§ **SHORT PROBLEM**: Pictures stay out of this copy, which runs from the first line of the material through the line containing "ax2 = ax.twinx()".

§ **GIVEN MATERIAL**:
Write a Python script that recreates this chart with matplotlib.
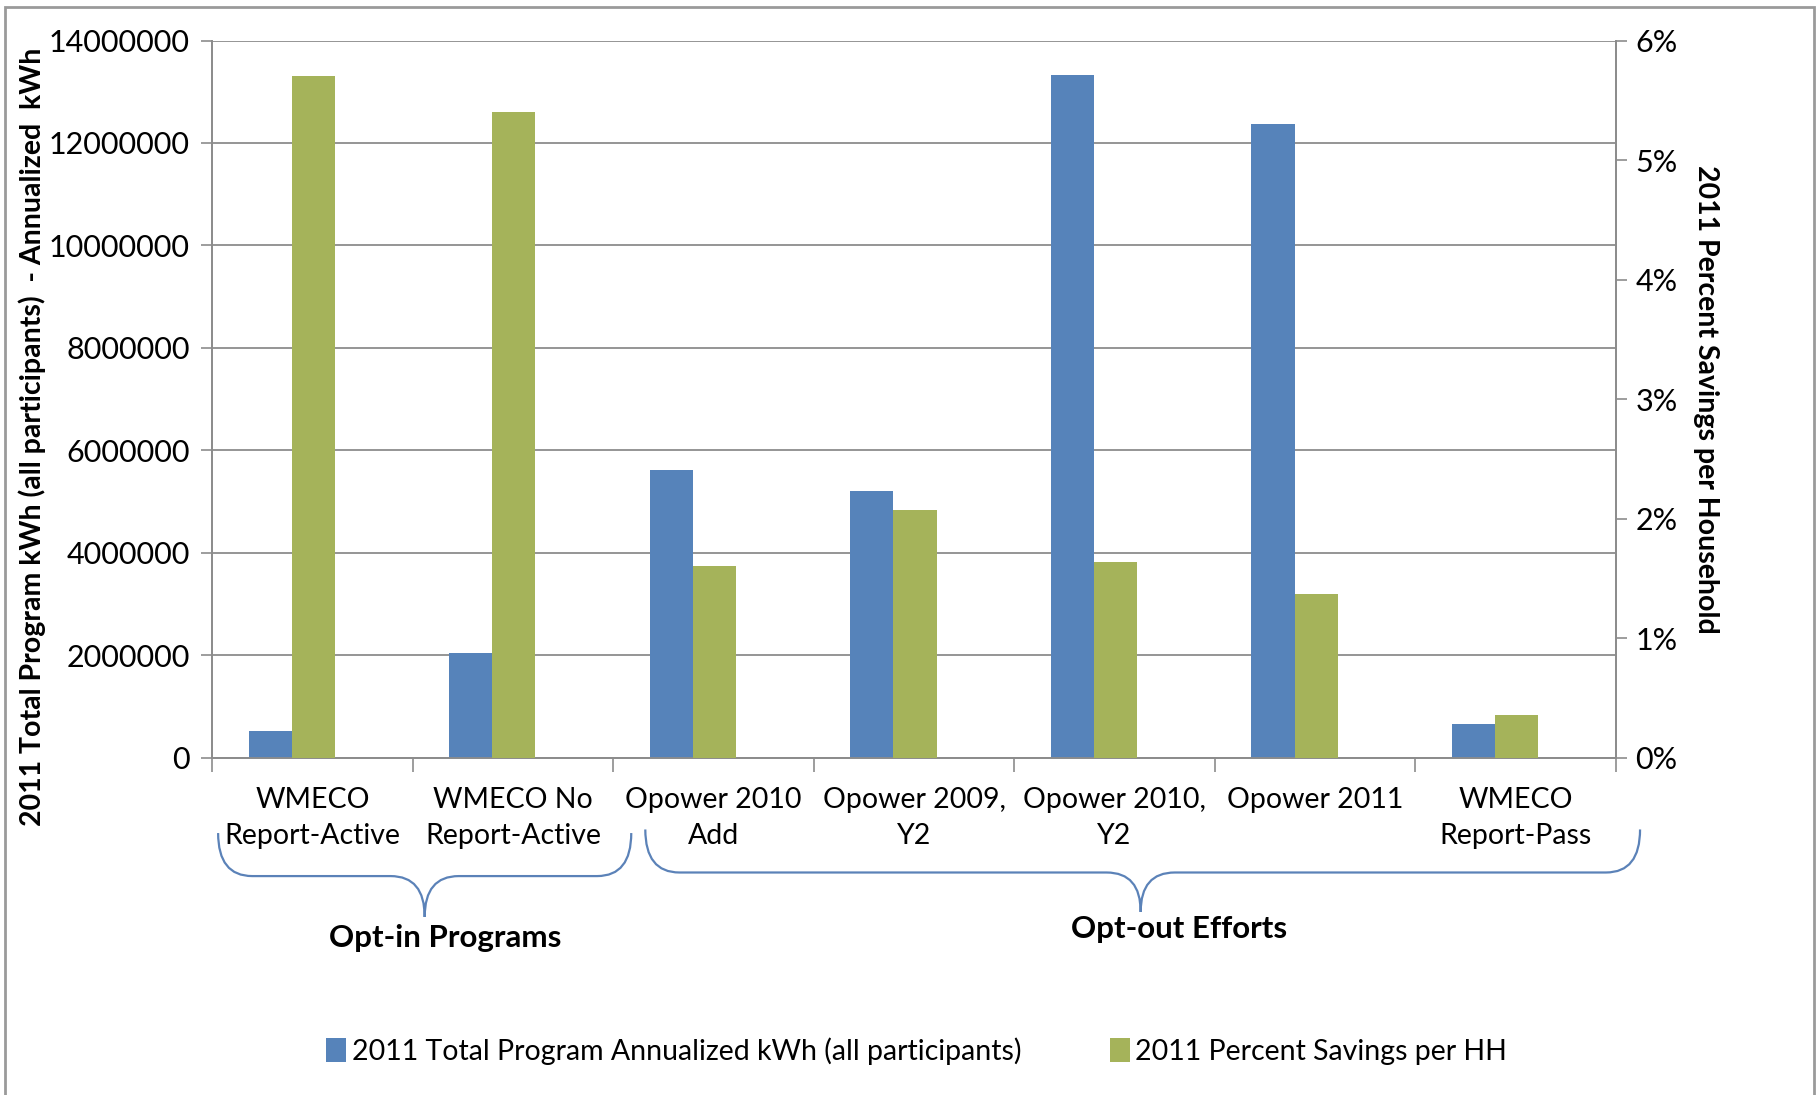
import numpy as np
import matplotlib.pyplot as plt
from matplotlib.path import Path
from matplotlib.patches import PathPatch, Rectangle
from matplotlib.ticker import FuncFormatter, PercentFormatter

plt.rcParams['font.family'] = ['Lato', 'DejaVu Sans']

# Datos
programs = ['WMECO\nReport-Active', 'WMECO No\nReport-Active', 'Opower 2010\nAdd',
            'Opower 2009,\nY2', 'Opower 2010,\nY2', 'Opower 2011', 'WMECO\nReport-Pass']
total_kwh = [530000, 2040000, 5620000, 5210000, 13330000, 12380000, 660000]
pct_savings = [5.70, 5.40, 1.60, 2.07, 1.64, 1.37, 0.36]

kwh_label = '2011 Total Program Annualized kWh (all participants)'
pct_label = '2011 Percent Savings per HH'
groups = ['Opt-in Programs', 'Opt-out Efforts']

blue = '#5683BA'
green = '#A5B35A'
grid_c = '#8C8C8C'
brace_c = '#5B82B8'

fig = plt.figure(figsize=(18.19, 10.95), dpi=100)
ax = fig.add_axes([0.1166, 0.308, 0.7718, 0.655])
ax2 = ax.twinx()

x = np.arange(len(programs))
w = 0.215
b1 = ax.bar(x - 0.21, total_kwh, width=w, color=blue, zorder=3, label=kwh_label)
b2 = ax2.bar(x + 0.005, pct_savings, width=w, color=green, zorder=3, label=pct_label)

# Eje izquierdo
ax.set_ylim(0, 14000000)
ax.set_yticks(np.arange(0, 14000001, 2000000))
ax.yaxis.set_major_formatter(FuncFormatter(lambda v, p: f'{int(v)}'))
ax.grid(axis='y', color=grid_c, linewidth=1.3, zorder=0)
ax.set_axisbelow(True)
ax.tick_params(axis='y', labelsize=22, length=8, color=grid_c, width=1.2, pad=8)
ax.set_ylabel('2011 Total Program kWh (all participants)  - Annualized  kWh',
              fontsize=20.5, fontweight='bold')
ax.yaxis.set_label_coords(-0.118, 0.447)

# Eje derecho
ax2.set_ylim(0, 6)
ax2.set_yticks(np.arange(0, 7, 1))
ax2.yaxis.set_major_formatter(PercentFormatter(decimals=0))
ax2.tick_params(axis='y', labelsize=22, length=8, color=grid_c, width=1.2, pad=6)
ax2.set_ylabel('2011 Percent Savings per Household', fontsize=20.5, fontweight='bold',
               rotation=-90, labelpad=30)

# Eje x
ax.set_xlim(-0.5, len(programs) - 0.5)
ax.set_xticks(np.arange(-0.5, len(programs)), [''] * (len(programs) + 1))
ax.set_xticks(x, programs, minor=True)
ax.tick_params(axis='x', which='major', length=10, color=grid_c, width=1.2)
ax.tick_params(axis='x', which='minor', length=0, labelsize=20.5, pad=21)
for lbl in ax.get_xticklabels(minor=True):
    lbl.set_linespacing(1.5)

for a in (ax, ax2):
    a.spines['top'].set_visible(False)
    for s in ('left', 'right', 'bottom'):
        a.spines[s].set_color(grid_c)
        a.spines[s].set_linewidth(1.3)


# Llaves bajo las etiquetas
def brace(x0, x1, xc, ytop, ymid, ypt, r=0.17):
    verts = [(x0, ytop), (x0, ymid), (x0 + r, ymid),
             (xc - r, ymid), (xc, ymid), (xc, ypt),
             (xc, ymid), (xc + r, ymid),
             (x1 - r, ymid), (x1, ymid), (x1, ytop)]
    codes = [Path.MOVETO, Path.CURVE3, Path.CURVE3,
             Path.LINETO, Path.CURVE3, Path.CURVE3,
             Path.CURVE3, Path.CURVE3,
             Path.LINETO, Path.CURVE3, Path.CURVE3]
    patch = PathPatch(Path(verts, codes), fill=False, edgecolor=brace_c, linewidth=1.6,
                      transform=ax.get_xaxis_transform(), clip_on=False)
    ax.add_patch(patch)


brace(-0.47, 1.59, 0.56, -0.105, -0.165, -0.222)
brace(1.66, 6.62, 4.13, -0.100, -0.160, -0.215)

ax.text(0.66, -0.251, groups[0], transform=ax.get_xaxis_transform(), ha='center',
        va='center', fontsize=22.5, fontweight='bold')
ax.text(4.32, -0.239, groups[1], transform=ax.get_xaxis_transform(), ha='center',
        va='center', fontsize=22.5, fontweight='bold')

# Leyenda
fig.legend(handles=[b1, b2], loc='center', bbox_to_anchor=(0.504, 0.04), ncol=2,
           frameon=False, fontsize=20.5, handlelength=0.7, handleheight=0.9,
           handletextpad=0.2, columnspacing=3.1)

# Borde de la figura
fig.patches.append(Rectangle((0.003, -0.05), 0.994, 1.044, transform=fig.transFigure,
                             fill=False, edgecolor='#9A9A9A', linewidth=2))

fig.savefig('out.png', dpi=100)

§ **EXPECTED OUTPUT**:
Write a Python script that recreates this chart with matplotlib.
import numpy as np
import matplotlib.pyplot as plt
from matplotlib.path import Path
from matplotlib.patches import PathPatch, Rectangle
from matplotlib.ticker import FuncFormatter, PercentFormatter

plt.rcParams['font.family'] = ['Lato', 'DejaVu Sans']

# Datos
programs = ['WMECO\nReport-Active', 'WMECO No\nReport-Active', 'Opower 2010\nAdd',
            'Opower 2009,\nY2', 'Opower 2010,\nY2', 'Opower 2011', 'WMECO\nReport-Pass']
total_kwh = [530000, 2040000, 5620000, 5210000, 13330000, 12380000, 660000]
pct_savings = [5.70, 5.40, 1.60, 2.07, 1.64, 1.37, 0.36]

kwh_label = '2011 Total Program Annualized kWh (all participants)'
pct_label = '2011 Percent Savings per HH'
groups = ['Opt-in Programs', 'Opt-out Efforts']

blue = '#5683BA'
green = '#A5B35A'
grid_c = '#8C8C8C'
brace_c = '#5B82B8'

fig = plt.figure(figsize=(18.19, 10.95), dpi=100)
ax = fig.add_axes([0.1166, 0.308, 0.7718, 0.655])
ax2 = ax.twinx()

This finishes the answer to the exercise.